Inside the tack room in the barn, on a high shelf festooned with cobwebs, was a surprise that could only be A Sign.


That dilapidated brush box? I made it…more than twenty years ago. It was a birthday present for a little friend—I think she was turning six, and just starting to follow in her older sisters’ barnward footsteps. With my father’s tools I cut and measured and nailed the wood; with my mother’s acrylic paints I carefully added the girl’s name.

All through December I lay awake and dreamed of this farm. I argued all the reasons not to disturb our full and busy lives in Portland. I gazed out the windows dreamed some more. We weighed up what it would mean for our family to tend this place and let it nurture us in return. We made an offer. Today the deal is done and Oak Knoll Farm is ours.




The next chapter begins today. We can’t wait to find out what happens. Come visit.


Having leafed over into a fresh year, it’s the perfect time to start something ambitious, right? I’ve written here before about my love and respect for Bohus knitting, and this winter I’ve finally decided to stop dithering, stop making it too precious, and just plunge headlong into my Wild Apple kit.

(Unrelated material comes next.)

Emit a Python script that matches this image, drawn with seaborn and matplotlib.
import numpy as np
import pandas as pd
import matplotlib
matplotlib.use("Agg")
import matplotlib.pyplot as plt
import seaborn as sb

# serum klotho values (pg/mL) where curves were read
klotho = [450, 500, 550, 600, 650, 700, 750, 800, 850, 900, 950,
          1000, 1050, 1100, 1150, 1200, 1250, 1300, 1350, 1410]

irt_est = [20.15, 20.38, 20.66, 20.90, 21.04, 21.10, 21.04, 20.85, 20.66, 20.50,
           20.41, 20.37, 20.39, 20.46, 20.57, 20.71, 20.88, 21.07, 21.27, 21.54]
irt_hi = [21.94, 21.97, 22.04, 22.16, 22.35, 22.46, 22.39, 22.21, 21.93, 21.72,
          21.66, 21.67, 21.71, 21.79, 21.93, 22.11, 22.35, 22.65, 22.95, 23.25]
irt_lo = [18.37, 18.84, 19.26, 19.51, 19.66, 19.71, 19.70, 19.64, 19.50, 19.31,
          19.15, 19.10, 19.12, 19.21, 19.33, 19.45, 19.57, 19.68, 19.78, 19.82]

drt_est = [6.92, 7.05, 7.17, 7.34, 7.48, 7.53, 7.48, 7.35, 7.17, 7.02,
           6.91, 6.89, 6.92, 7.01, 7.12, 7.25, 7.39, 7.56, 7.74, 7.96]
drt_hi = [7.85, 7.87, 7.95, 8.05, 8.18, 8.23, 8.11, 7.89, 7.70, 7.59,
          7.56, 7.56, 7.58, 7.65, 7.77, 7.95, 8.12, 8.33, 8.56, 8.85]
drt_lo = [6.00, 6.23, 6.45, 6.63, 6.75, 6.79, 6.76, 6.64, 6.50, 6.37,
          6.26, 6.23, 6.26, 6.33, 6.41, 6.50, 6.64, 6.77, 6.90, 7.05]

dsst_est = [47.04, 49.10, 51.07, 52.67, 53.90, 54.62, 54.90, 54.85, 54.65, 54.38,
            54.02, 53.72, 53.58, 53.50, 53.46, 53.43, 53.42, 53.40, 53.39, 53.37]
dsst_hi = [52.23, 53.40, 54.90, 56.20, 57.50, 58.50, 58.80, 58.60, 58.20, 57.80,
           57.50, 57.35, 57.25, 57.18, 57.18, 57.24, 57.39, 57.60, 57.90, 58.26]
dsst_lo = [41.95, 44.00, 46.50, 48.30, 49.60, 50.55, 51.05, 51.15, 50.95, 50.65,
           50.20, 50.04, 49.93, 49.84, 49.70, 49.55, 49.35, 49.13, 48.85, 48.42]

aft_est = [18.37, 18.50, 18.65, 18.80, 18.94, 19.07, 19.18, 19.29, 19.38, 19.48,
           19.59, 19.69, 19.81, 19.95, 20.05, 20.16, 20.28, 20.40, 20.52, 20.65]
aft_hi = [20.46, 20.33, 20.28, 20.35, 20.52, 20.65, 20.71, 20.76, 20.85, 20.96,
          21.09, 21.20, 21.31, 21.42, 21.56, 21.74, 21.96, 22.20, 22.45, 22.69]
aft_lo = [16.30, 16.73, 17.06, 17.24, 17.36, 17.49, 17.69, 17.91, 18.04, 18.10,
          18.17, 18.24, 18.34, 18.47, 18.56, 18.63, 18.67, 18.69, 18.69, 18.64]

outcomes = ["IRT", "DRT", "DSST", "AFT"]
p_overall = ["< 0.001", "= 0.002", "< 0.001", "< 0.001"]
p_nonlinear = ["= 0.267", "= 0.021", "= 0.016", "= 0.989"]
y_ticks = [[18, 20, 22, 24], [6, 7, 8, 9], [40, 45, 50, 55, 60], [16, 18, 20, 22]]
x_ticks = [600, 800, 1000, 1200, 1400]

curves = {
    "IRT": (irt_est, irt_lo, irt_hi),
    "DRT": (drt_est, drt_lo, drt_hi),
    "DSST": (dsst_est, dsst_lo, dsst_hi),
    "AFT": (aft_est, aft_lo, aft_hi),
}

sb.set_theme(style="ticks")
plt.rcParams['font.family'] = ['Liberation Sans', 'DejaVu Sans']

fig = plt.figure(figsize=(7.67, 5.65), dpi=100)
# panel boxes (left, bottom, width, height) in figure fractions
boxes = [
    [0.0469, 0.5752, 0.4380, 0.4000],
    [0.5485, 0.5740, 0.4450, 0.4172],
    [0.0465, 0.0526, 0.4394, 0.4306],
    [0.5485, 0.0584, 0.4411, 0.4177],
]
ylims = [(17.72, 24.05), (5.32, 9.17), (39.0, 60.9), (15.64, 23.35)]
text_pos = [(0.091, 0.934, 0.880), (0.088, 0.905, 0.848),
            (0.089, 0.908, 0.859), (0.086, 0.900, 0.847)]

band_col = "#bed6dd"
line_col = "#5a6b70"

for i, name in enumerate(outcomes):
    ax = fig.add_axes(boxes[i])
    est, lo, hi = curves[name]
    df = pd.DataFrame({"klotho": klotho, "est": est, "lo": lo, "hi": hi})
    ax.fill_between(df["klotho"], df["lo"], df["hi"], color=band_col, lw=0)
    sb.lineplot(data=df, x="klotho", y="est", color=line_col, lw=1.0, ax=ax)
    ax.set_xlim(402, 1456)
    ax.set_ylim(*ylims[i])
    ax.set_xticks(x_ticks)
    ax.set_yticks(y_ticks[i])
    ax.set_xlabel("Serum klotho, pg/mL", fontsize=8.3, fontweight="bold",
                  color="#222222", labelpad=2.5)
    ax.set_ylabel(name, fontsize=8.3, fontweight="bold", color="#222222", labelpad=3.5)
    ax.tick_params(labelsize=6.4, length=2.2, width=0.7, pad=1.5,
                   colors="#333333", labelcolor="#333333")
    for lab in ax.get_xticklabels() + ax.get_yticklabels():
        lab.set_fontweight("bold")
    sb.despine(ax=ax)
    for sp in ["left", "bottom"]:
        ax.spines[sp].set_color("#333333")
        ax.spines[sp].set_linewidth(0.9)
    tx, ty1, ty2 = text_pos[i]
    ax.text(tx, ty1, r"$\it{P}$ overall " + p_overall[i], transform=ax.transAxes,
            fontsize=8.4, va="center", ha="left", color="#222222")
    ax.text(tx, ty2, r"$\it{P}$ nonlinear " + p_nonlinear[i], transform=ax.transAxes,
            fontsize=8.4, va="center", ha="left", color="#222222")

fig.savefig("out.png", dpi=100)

I’ve got extra momentum to tackle this magnum opus because I’ve been fueling up on Bohus research and happily immersing myself in the wonderful new Bohus book. In a bolt from the blue (the likes of which I haven’t known since the day Jared Flood emailed me and asked if I’d be his copywriter!), Vogue Knitting came knocking last August with an offer I couldn’t help but accept: an open-ended article on Bohus history to lay the foundation for a “Swedish Modern” design collection. I felt this was an important opportunity to tell the remarkable tale of the Bohus Stickning company, including the modern chapter of the reproduction kits. And I immediately set about seeking permissions to reprint as many pictures of the original garments as I could shake out of the bushes. Everyone I spoke to in Sweden—Solveig Gustafsson, dyer and recreator of the Bohus originals; Pernille Silfverberg, angora farmer and new bearer of Solveig’s torch; Viveka Overland of the Bohusläns Museum, author of Bohus Stickning: The Revival—was utterly lovely and so very generous in sharing knowledge, providing photos, and reading my drafts. Susanna Hansson, Wendy Keele, and Meg Swansen replied to my queries and offered encouragement stateside. This month my article is in print and on newsstands!

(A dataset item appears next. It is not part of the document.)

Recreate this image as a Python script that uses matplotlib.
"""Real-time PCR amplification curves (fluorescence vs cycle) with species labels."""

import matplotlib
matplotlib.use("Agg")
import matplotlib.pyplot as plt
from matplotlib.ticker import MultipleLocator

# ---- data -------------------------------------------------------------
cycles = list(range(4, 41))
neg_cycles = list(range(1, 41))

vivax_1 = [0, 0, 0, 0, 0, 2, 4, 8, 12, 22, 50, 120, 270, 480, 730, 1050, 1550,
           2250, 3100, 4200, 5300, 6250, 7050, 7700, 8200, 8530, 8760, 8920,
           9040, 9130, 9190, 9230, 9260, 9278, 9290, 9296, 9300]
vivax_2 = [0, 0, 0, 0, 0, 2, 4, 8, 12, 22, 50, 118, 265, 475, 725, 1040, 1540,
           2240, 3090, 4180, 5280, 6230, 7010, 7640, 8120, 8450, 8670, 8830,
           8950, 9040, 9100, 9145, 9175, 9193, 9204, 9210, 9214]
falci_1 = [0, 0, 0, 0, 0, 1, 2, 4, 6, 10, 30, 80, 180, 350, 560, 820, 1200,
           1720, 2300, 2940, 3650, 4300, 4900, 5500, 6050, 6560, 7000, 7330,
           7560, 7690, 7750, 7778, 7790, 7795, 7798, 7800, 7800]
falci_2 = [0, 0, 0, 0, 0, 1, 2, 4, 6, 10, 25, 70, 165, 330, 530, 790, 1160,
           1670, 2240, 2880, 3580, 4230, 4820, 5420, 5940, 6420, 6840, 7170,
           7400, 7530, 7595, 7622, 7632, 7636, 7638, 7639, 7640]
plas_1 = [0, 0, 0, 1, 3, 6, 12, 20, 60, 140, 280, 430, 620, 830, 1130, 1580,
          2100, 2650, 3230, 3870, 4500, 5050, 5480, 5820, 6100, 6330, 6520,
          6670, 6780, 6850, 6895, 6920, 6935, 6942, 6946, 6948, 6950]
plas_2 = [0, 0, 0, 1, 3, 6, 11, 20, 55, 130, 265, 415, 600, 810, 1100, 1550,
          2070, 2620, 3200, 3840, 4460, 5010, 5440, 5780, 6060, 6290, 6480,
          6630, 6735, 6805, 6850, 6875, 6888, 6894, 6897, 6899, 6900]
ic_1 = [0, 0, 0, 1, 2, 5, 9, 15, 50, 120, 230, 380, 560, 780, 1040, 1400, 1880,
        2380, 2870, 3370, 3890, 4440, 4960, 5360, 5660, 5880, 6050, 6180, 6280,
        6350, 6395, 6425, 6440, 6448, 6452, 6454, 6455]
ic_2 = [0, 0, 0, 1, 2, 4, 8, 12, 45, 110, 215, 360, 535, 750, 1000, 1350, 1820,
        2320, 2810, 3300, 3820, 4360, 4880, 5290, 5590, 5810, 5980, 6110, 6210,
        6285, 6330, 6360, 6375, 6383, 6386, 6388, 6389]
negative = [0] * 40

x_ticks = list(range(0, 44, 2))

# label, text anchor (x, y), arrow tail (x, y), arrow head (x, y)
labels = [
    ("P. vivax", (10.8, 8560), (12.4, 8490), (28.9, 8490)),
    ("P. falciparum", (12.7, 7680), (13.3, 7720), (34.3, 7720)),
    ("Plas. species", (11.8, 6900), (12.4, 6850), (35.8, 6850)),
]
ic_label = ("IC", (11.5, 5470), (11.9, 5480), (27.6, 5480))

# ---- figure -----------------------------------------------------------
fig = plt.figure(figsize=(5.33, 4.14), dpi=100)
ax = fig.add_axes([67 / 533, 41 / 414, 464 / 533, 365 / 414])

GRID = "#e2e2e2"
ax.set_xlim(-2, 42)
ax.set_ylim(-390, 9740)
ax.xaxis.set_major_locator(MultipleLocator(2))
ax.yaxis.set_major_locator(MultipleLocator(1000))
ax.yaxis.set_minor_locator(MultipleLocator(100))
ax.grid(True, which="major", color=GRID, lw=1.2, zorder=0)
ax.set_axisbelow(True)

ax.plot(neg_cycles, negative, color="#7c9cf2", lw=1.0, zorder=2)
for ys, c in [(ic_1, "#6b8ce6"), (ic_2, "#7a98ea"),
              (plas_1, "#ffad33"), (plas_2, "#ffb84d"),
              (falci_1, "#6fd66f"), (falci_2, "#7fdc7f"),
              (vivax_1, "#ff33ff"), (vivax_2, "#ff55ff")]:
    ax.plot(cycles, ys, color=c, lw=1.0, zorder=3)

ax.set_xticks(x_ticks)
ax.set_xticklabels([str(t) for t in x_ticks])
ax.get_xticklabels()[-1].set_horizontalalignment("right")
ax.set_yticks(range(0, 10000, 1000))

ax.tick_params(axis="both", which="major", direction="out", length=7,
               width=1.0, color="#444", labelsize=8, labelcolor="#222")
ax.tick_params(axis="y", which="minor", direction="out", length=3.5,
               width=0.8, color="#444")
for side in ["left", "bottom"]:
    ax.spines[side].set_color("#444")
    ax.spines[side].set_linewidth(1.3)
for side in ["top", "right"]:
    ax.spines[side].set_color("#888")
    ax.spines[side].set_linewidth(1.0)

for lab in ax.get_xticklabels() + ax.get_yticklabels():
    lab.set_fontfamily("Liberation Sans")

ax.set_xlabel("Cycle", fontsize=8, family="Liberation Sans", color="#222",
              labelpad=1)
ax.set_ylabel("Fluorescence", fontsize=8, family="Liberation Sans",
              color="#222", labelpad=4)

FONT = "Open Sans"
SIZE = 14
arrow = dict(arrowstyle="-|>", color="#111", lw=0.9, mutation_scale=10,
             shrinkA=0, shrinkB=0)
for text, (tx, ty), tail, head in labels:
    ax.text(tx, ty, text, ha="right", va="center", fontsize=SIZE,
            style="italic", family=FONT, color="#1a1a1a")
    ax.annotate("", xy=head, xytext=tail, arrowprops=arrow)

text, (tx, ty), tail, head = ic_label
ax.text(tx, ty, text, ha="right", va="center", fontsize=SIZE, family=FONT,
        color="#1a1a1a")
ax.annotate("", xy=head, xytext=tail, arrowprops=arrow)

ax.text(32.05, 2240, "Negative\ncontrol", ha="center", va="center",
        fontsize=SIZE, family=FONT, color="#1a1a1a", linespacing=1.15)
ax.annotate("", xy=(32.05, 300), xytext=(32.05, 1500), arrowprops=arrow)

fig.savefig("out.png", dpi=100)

The photos you see here are of designer Kerstin Olsson wearing her 1963 design Rain Clouds (left); the model at right is wearing a version of Karin Ivarsson’s The Swan (1966). Below is Emma Jacobsson in the Bohus Stickning stockroom in 1964. Both are from the Bohusläns Museum’s excellent collection.

And as for my Wild Apple, I’ve joined in the third color—only twelve more to go! I’ll be a little mournful when the yoke is complete; these tiny stitches and mesmerizing interplay of colors are totally hypnotic.


What challenges are you setting yourself for 2016, knitting or otherwise?

In December



Christmas 2015

Christmas 2015-3






On this final day of Winter Break—extended by 24 hours, thanks to a surprise ice storm—I’m watching puppet shows and Waltzes of the Flowers. (The children received many wonderful gifts, including the buoy swing shown above, but nothing made a bigger splash than a set of colorful tutus, which now feature in daily impromptu ballet performances. Just the thing for the indoor exercise we’ve desperately needed during the rainiest month EVER.) We’ve had lovely family visits, many games of War and Solitaire in front of the fire, a little bit of snow, a lot of cookies, and—best of all—whole luxurious days of unscheduled time. A fair bit of knitting transpired, but it was mostly hats and gloves and they were mostly gifts and only this purple pom for Jolly ended up in front of the camera. It’s made of Socks That Rock Lightweight in the color Morticia held together with Rowan Angora Haze. The STR swings from black to magenta; the Angora Haze is a solid plum color that matches the midtones and I was delighted to discover how effectively it muted the variegation. The angora also makes the hat ever so soft and cozy, of course, and this mother is pleased that her boy will agree to keep it on his head. I’m going to try the same experiment on a sort of muddy rainbow skein that Ada chose, pairing it with an ochre gold—although she’s just informed me that what she’d really like is a hat based on the yoke of my Flight sweater. She wants bright colors—leaf green, violet, pink or orange, yellow—with “the birds” in white and I’m intrigued by the design challenge of blending these to create an entirely different effect from the original browns! I think I’ve got Loft leftovers enough to pull it off and I’ve been using Brooklyn Tweed’s new online color comparison feature to dream up the right color run; Sap-Plume-Birdbook-Camper-Hayloft looks promising. Oh, and a pompon! Little children dig pompons the most.

2016 looks like a big and busy year for my little family! I’m kicking it off with a bit of self-indulgent insta-knitting: Thea Colman’s Stillhouse Vest. Mine’s in Hematite Quarry and it’s halfway done already, thanks to a couple of car trips and an evening of Sherlock. But next on the needles is something truly spectacular. More on that very soon!

Wishing every one of you an invigorating plunge into new possibilities or kindly tailwinds as your soul requires in this new year. Cin cin.